I can see both sides on the first two topics and am unable to choose sides.  I can see through the power and passion of emotion ruling both segments to a middle ground where the two should but just won’t meet, won’t budge, won’t give, fingers pointed and backs turned and nothing positive is resolved. That’s where we need to focus.  On the compromise. I guess that’s usually how things end up getting resolved.  But in the meanwhile, it does take both borders to define the middle ground.  Change often requires conflict to come about.

And then there is water.  The first essential to life. The west was built with liquid gold, and our future is pending upon it.  I see no controversy in the obvious and inevitable. What am I missing here, because somehow, we’re not agreeing that there is a problem?  Man based, nature based, call it what you will.  While some places are getting flooded out, pummeled with regular deluges, and learning that natural disasters are a usual occurrence, the Southwest is drying up.  Yes, even in the high mountains. Even in my back yard.

Yesterday Forrest and I hiked up West Lost Trail to Slide Lake.  Elevation 11,400.   We wore shorts and t-shirts.  There was green grass, wild flowers and the dog swam in the waters while the squeals of the pika and marmot echoed on the hard face of the rocks surrounding us.  And everywhere we looked the one rich green slopes were striped with the red and brown of dead trees defining draws and shoots as the beetle kill seemed to be pouring from the top down.  If you don’t get this picture, figure this out.  11,400 feet elevation should just be melting out in May.

Data from the NRCS as of May 18th show the Upper Rio Grande Basin snowpack level, which was reading at 52% of average, dropped to 14% with the peak a full month ahead of average. Current reports from the Snotel at Beartown read the water equivalent of our snowpack to be at 1% of average.

These are not opinions.  There is no emotion here.  These are simply stated facts, real and raw.  Do you see a problem?
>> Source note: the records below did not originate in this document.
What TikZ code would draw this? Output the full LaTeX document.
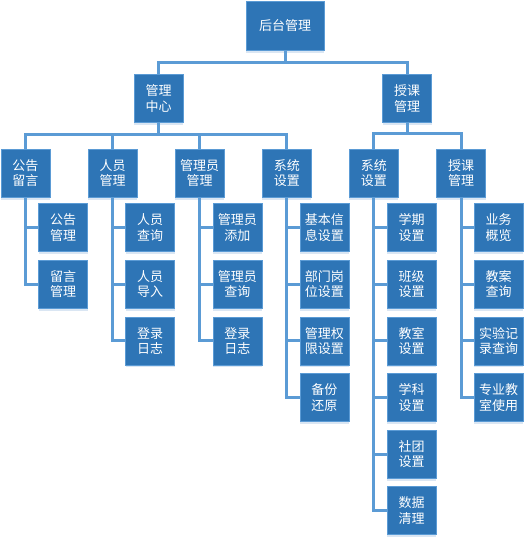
\documentclass[tikz,border=0pt]{standalone}
\usepackage{fontspec}
\setmainfont{Noto Sans CJK SC}
\usepackage{tikz}
\usetikzlibrary{positioning,calc,shadows}
\definecolor{boxblue}{HTML}{2E75B6}
\definecolor{edgeblue}{HTML}{5B9BD5}
\definecolor{shadeblue}{HTML}{DAE6F3}
\tikzstyle{box} = [rectangle, draw=edgeblue, line width=0.6pt, fill=boxblue, text=white, minimum width=49pt, minimum height=48pt, inner sep=1pt, align=center, font=\fontsize{13}{15.5}\selectfont, drop shadow={shadow xshift=0pt, shadow yshift=-2.5pt, fill=shadeblue, opacity=1}]
\tikzstyle{rootbox} = [box, minimum width=78pt, minimum height=49pt]
\tikzstyle{link} = [draw=edgeblue, line width=3pt]

\begin{document}
\begin{tikzpicture}[x=1pt, y=-1pt, node distance=8pt]
        \useasboundingbox (0,0) rectangle (524,538);
        % Nodes
        \node [rootbox] (root) at (285,25.5) {后台管理};
        \node [box] (center) at (158.5,98.5) {管理\\中心};
        \node [box] (teach) at (407,98.5) {授课\\管理};

        \node [box] (notice) at (25.5,173) {公告\\留言};
        \node [box, right=37.5pt of notice] (staff) {人员\\管理};
        \node [box, right=37.5pt of staff] (admin) {管理员\\管理};
        \node [box, right=37.5pt of admin] (sys) {系统\\设置};
        \node [box, right=37.5pt of sys] (tsys) {系统\\设置};
        \node [box, right=37.5pt of tsys] (tmgr) {授课\\管理};

        \node [box, below right=6pt and -12pt of notice] (notice1) {公告\\管理};
        \node [box, below=of notice1] (notice2) {留言\\管理};

        \node [box, below right=6pt and -12pt of staff] (staff1) {人员\\查询};
        \node [box, below=of staff1] (staff2) {人员\\导入};
        \node [box, below=of staff2] (staff3) {登录\\日志};

        \node [box, below right=6pt and -12pt of admin] (admin1) {管理员\\添加};
        \node [box, below=of admin1] (admin2) {管理员\\查询};
        \node [box, below=of admin2] (admin3) {登录\\日志};

        \node [box, below right=6pt and -12pt of sys] (sys1) {基本信\\息设置};
        \node [box, below=of sys1] (sys2) {部门岗\\位设置};
        \node [box, below=of sys2] (sys3) {管理权\\限设置};
        \node [box, below=of sys3] (sys4) {备份\\还原};

        \node [box, below right=6pt and -12pt of tsys] (tsys1) {学期\\设置};
        \node [box, below=of tsys1] (tsys2) {班级\\设置};
        \node [box, below=of tsys2] (tsys3) {教室\\设置};
        \node [box, below=of tsys3] (tsys4) {学科\\设置};
        \node [box, below=of tsys4] (tsys5) {社团\\设置};
        \node [box, below=of tsys5] (tsys6) {数据\\清理};

        \node [box, below right=6pt and -12pt of tmgr] (tmgr1) {业务\\概览};
        \node [box, below=of tmgr1] (tmgr2) {教案\\查询};
        \node [box, below=of tmgr2] (tmgr3) {实验记\\录查询};
        \node [box, below=of tmgr3] (tmgr4) {专业教\\室使用};

        % Paths
        \foreach \kid in {center, teach}
            \path [link] (root.south) -- ++(0,12) -| (\kid.north);
        \foreach \kid in {notice, staff, admin, sys}
            \path [link] (center.south) -- ++(0,11.5) -| (\kid.north);
        \foreach \kid in {tsys, tmgr}
            \path [link] (teach.south) -- ++(0,11) -| (\kid.north);

        % Leaves
        \foreach \kid in {notice1, notice2}
            \path [link] (notice.south) |- (\kid.west);
        \foreach \kid in {staff1, staff2, staff3}
            \path [link] (staff.south) |- (\kid.west);
        \foreach \kid in {admin1, admin2, admin3}
            \path [link] (admin.south) |- (\kid.west);
        \foreach \kid in {sys1, sys2, sys3, sys4}
            \path [link] (sys.south) |- (\kid.west);
        \foreach \kid in {tsys1, tsys2, tsys3, tsys4, tsys5, tsys6}
            \path [link] (tsys.south) |- (\kid.west);
        \foreach \kid in {tmgr1, tmgr2, tmgr3, tmgr4}
            \path [link] (tmgr.south) |- (\kid.west);
    \end{tikzpicture}
\end{document}
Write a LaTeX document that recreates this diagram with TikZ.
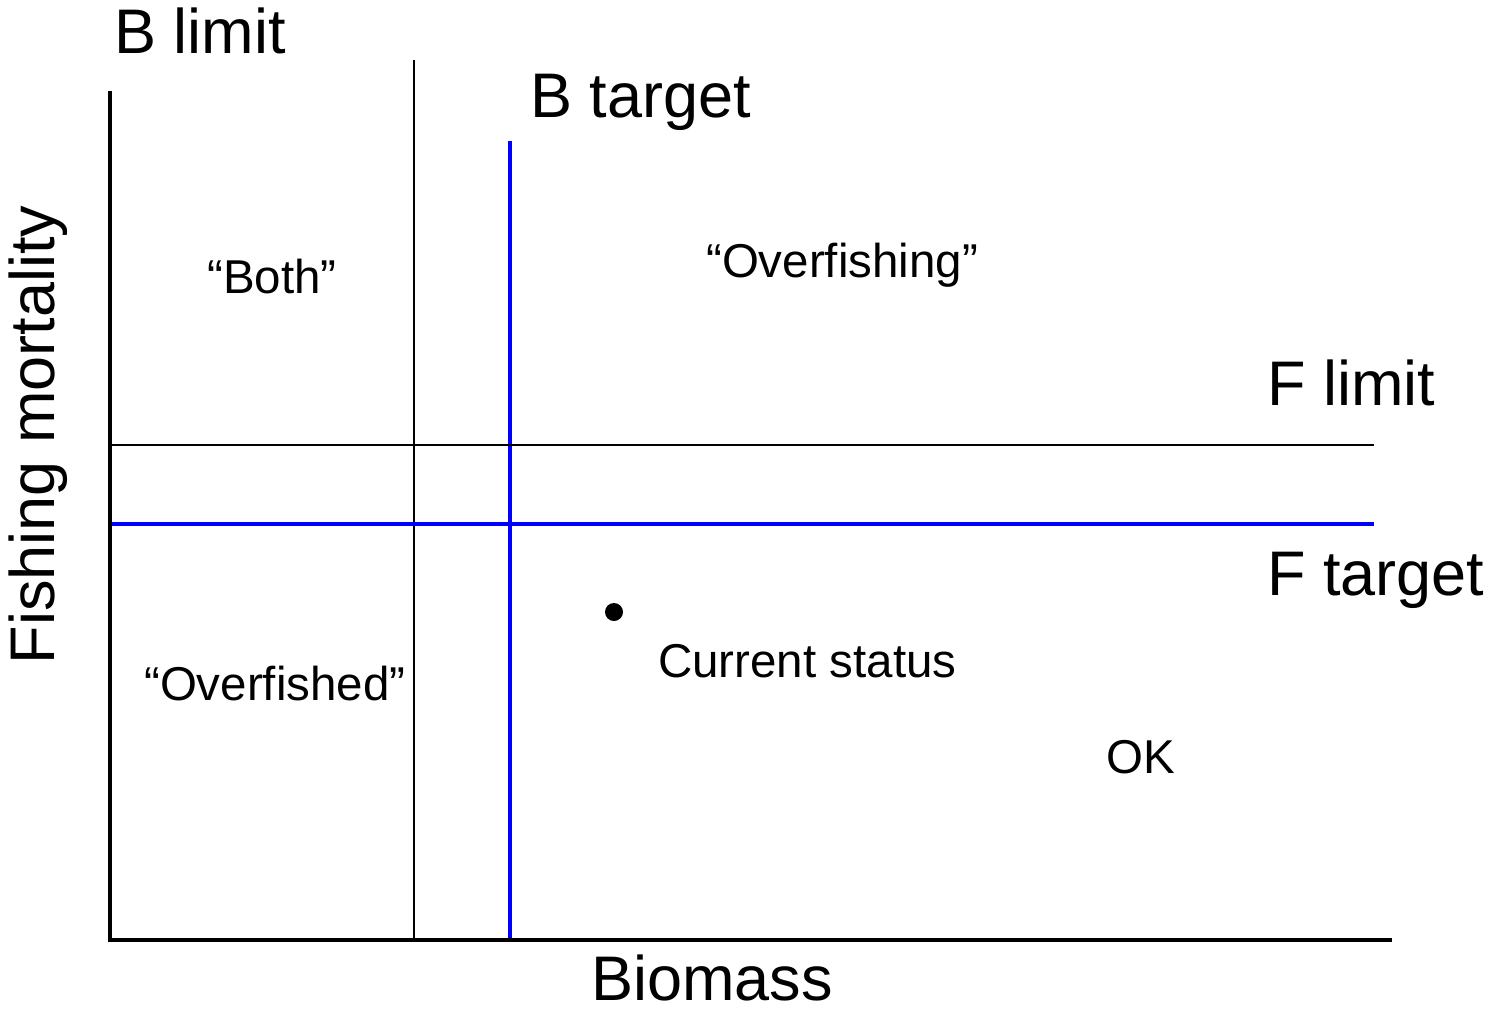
\documentclass[tikz,border=0pt]{standalone}
\usepackage{fontspec}
\setmainfont{Liberation Sans}
\begin{document}
\begin{tikzpicture}[x=1pt,y=-1pt,
  big/.style={inner sep=0pt,font=\fontsize{63}{70}\selectfont},
  small/.style={inner sep=0pt,font=\fontsize{47.5}{54}\selectfont},
  axis/.style={line width=4.2pt},
  limline/.style={line width=2pt,black},
  tgtline/.style={line width=3.4pt,blue}]
\useasboundingbox (0,0) rectangle (1494,1012);
% coordinates
\coordinate (yaxtop) at (110,93);
\coordinate (origin) at (110,940);
\coordinate (xaxend) at (1390,940);
\coordinate (blimtop) at (414,60);
\coordinate (blimbot) at (414,940);
\coordinate (btgttop) at (510,141);
\coordinate (btgtbot) at (510,940);
\coordinate (flimL) at (110,445);
\coordinate (flimR) at (1374,445);
\coordinate (ftgtL) at (110,524);
\coordinate (ftgtR) at (1374,524);
% reference lines
\draw[limline] (blimtop) -- (blimbot);
\draw[tgtline] (btgttop) -- (btgtbot);
\draw[limline] (flimL) -- (flimR);
\draw[tgtline] (ftgtL) -- (ftgtR);
% axes
\draw[axis,line cap=rect] (yaxtop) -- (origin) -- (xaxend);
% labels
\node[big,anchor=base west] (blim) at (114,53) {B limit};
\node[big,anchor=base west] (btgt) at (530,117) {B target};
\node[big,anchor=base west] (flim) at (1267,405) {F limit};
\node[big,anchor=base west] (ftgt) at (1267,595) {F target};
\node[big,anchor=base,rotate=90] (ylab) at (54,435) {Fishing mortality};
\node[big,anchor=base] (xlab) at (712,1000) {Biomass};
\node[small,anchor=base west] (both) at (207,293) {“Both”};
\node[small,anchor=base west] (overfishing) at (706,277) {“Overfishing”};
\node[small,anchor=base west] (overfished) at (144,700) {“Overfished”};
\node[small,anchor=base west] (current) at (658,677) {Current status};
\node[small,anchor=base west] (ok) at (1106,773) {OK};
\fill (614,612) circle (9pt) node (dot) {};
\end{tikzpicture}
\end{document}
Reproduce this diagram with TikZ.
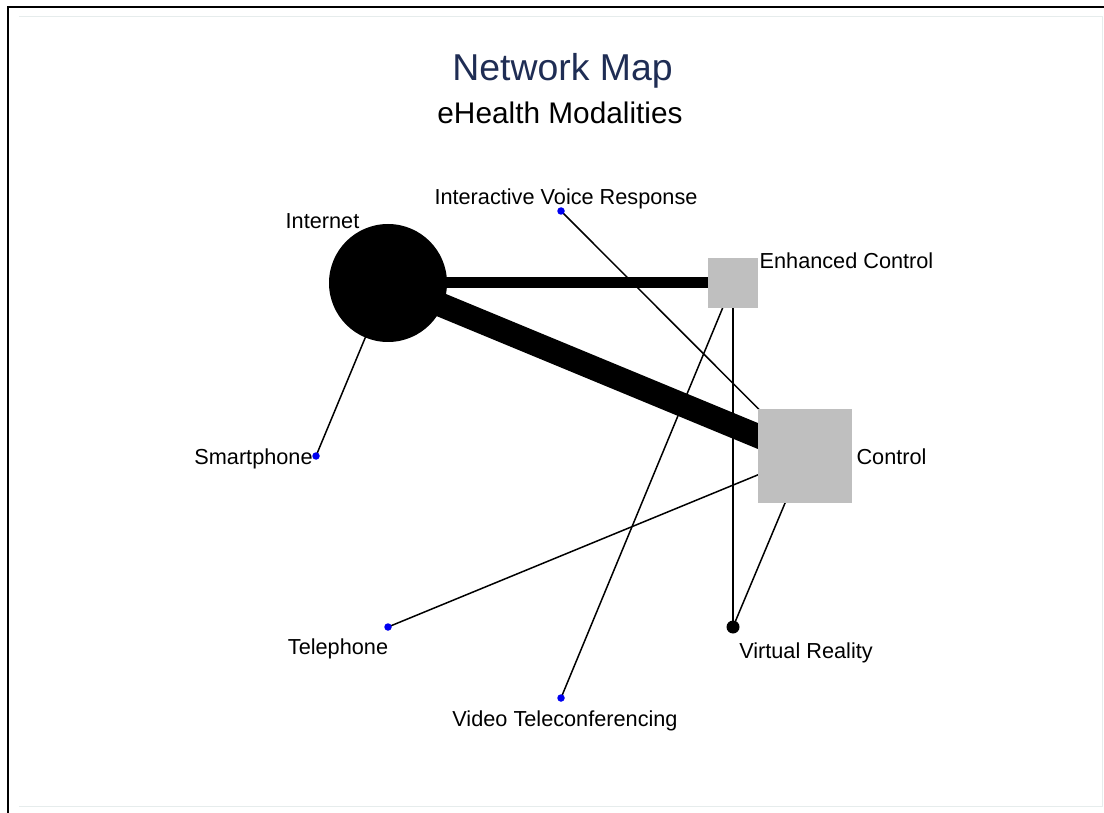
\documentclass[tikz,border=0pt]{standalone}
\usepackage{fontspec}
\setmainfont{Liberation Sans}
\usetikzlibrary{backgrounds}
\definecolor{titlenavy}{RGB}{31,45,84}
\definecolor{boxgray}{RGB}{191,191,191}
\definecolor{framegray}{RGB}{230,236,236}
\definecolor{dotblue}{RGB}{0,0,240}
\begin{document}
\begin{tikzpicture}[x=1pt,y=-1pt,
  lbl/.style={anchor=base, font=\fontsize{21.7}{25}\selectfont, inner sep=0pt},
  armdot/.style={shape=circle, fill=dotblue, inner sep=0pt, minimum size=7.5pt},
  bigdot/.style={shape=circle, fill=black, inner sep=0pt},
  treat/.style={shape=rectangle, fill=boxgray, inner sep=0pt},
  link/.style={line width=1.5pt},
]
\useasboundingbox (0,0) rectangle (1104,813);

% page frame
\draw[framegray, line width=1pt] (19,16.7) -- (1102.3,16.7) -- (1102.3,806.3) -- (19,806.3);
\draw[line width=2.2pt] (8.3,813) -- (8.3,6.7) -- (1104,6.7);

% titles
\node[anchor=base, inner sep=0pt, text=titlenavy, font=\fontsize{37.4}{44}\selectfont] (title) at (562.5,81) {Network Map};
\node[anchor=base, inner sep=0pt, font=\fontsize{29.8}{35}\selectfont] (subtitle) at (560,124) {eHealth Modalities};

% treatment nodes
\node[bigdot, minimum size=118pt] (internet) at (388,283) {};
\node[treat, minimum size=50pt] (enhanced) at (733,283) {};
\node[treat, minimum size=94pt] (control) at (805,455.5) {};
\node[bigdot, minimum size=13pt] (vr) at (733,627) {};
\node[armdot] (ivr) at (561,211) {};
\node[armdot] (smart) at (316,456) {};
\node[armdot] (phone) at (388,627) {};
\node[armdot] (video) at (561,698) {};

% labels
\node[lbl] (internet-l) at (322.5,228.5) {Internet};
\node[lbl] (ivr-l) at (566,204.5) {Interactive Voice Response};
\node[lbl] (enhanced-l) at (846.5,269) {Enhanced Control};
\node[lbl] (smart-l) at (253.5,464.5) {Smartphone};
\node[lbl] (control-l) at (891.5,464) {Control};
\node[lbl] (phone-l) at (338,654.5) {Telephone};
\node[lbl] (vr-l) at (806,658.5) {Virtual Reality};
\node[lbl] (video-l) at (565,726.5) {Video Teleconferencing};

% comparisons, drawn beneath the nodes
\begin{pgfonlayer}{background}
\draw[line width=11pt] (internet.center) -- (enhanced.center);
\draw[line width=24pt] (internet.center) -- (control.center);
\draw[link] (internet.center) -- (smart.center);
\draw[link] (ivr.center) -- (control.center);
\draw[link] (enhanced.center) -- (video.center);
\draw[link] (enhanced.center) -- (vr.center);
\draw[link] (control.center) -- (phone.center);
\draw[link] (control.center) -- (vr.center);
\end{pgfonlayer}
\end{tikzpicture}
\end{document}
So now the question is raised.  What are you going to do about it?  What am I going to do?

Maybe it’s just this year, we say.  Maybe it’s just a coincidence. Maybe we don’t have a do a thing.

Eclipse

We sit around the campfire awaiting the break in the heavy clouds that might allow us a glimpse of the darkening sun, a chance to see this eclipse before the sun settles behind the mountain to our west.

You’ve got to have a sense of humor.  How else can we make it through this thing called life?  And for those of us lacking the ability to crack jokes, may we be lucky enough to have a husband and son willing and able to share theirs freely.  A balancing act.  What we don’t have ourselves, we learn to enjoy from others.

They’ve got their welding helmets on, worn as comfortably as ball caps, only they look more like Tin Men or something sort of medieval and evil. They are ready to look at the blinding sun, if it were bold enough to bust through the clouds.  They are confident it will happen. There are two small holes in the cloud covered sky that give us hope.  Pin pricks perhaps into the view of the great abyss.  But sometimes, that’s all it takes.  You gotta have hope.  You gotta believe it’s possible.  You gotta be ready, just in case.  And in the mean while, you might as well have some fun, because what you’re waiting for may never come, but the rest of life isn’t too bad either.

Lo and behold.  Moments before the sun drops behind the mountain for the evening, one of those pin prick openings in the cloud cover widens, opens just enough to reveal the sun with a big dark circle missing from its fiery face.

And then it drops, the clouds continue to open, the sky clears and the evening around the campfire becomes just another beautiful night in paradise.